A Good Turn Deserves Another; A Wrong Turn Can Prompt One

Wednesday, December 3, 2008

At the end of September, I was returning home from a day trip to see relatives in Williamsburg. I was on the cellphone with my husband, which I usually don't do when my car is in motion. Then I realized that I had made a wrong turn in the neighborhood. As I made a U-turn, I ended up nose down in a drainage ditch. Fortunately, I had stopped the car short of my front end hitting the bottom of the concrete ditch. The ditch had no caution signs and was hidden by long grass.

When I got out of my car, I saw that it was tilted to its left side, with the right wheels in the air. I was shaken up, but not injured. Several people stopped, while others drove by, trying to contain their laughter. A young woman stopped, placed her toddler in a stroller and helped me calm down. With her assistance, I was able to call for a tow truck.

Meanwhile, several men were conferring near my car. They said they thought they could get my car out. The plan was to put two very big men in the opened trunk, two at the front to lift and push, and me behind the wheel to drive the car out. I was still shaking too much to consider driving, so the organizer of the plan volunteered to get behind the wheel. It took a minute for the front tire to catch hold, but when it did, the car came out of the ditch. I thanked and hugged everyone.

I did not take any pictures of the incident. But if I had taken pictures, the pictures would have been of the people who helped me, not of the car balanced on its side. I was lucky in many ways. The car sustained just a few scratches underneath, and I was extremely fortunate to have been helped by some wonderful neighbors in Williamsburg.

-- Mary Lipsey, Springfield

A Unique Customer Loyalty Program

In the early 1980s, exotic ingredients were difficult to find in the neighborhood grocery stores. There were two exceptions: the International Safeway on 12th Street NW and Larimer's Market on Connecticut Avenue a few blocks north of Dupont Circle.

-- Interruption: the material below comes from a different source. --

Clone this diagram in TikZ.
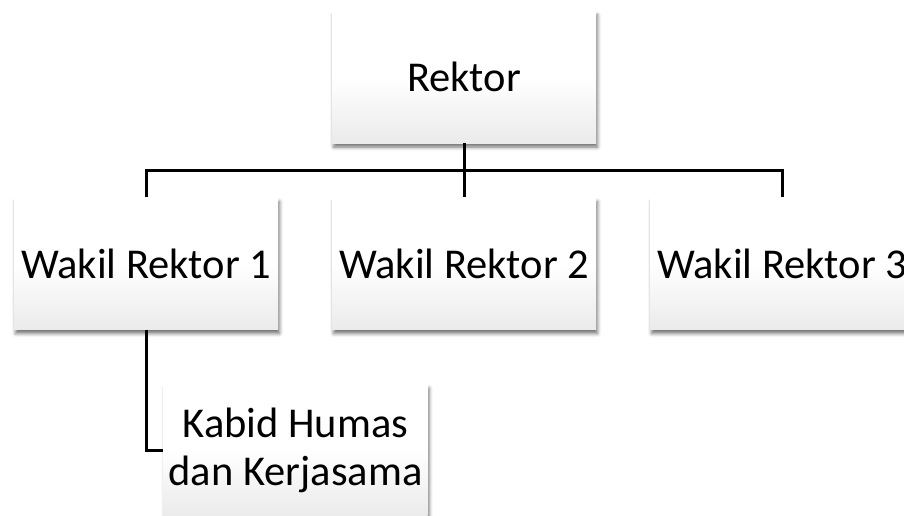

I was throwing a dinner for my friends, some of whom were new vegetarians, to be held after work. I had purchased all the ingredients and done some advance prep so I could throw everything together at the last minute before my guests arrived.

At lunchtime, however, I realized with horror that I had forgotten to take the phyllo dough, a main ingredient, out of the freezer and that it would never be thawed in time to use it for dinner.

I worked in a government office downtown, so I raced to the International Safeway, but they did not have any phyllo.

I was desperate. Then, suddenly, a wild idea came to me. With trepidation at my boldness, I called Larimer's, explained my predicament and made my proposal: Would they take a package of phyllo dough out of their freezer now so that I could stop by en route home to buy it for immediate use at dinner?

To my relief and joy (and more than a little astonishment), the manager immediately agreed, would not even take my credit card number and said to come by at 6 p.m. and it would be thawed and ready. I did, and Larimer's saved the day. From then until they closed several years later, I was among their most loyal customers!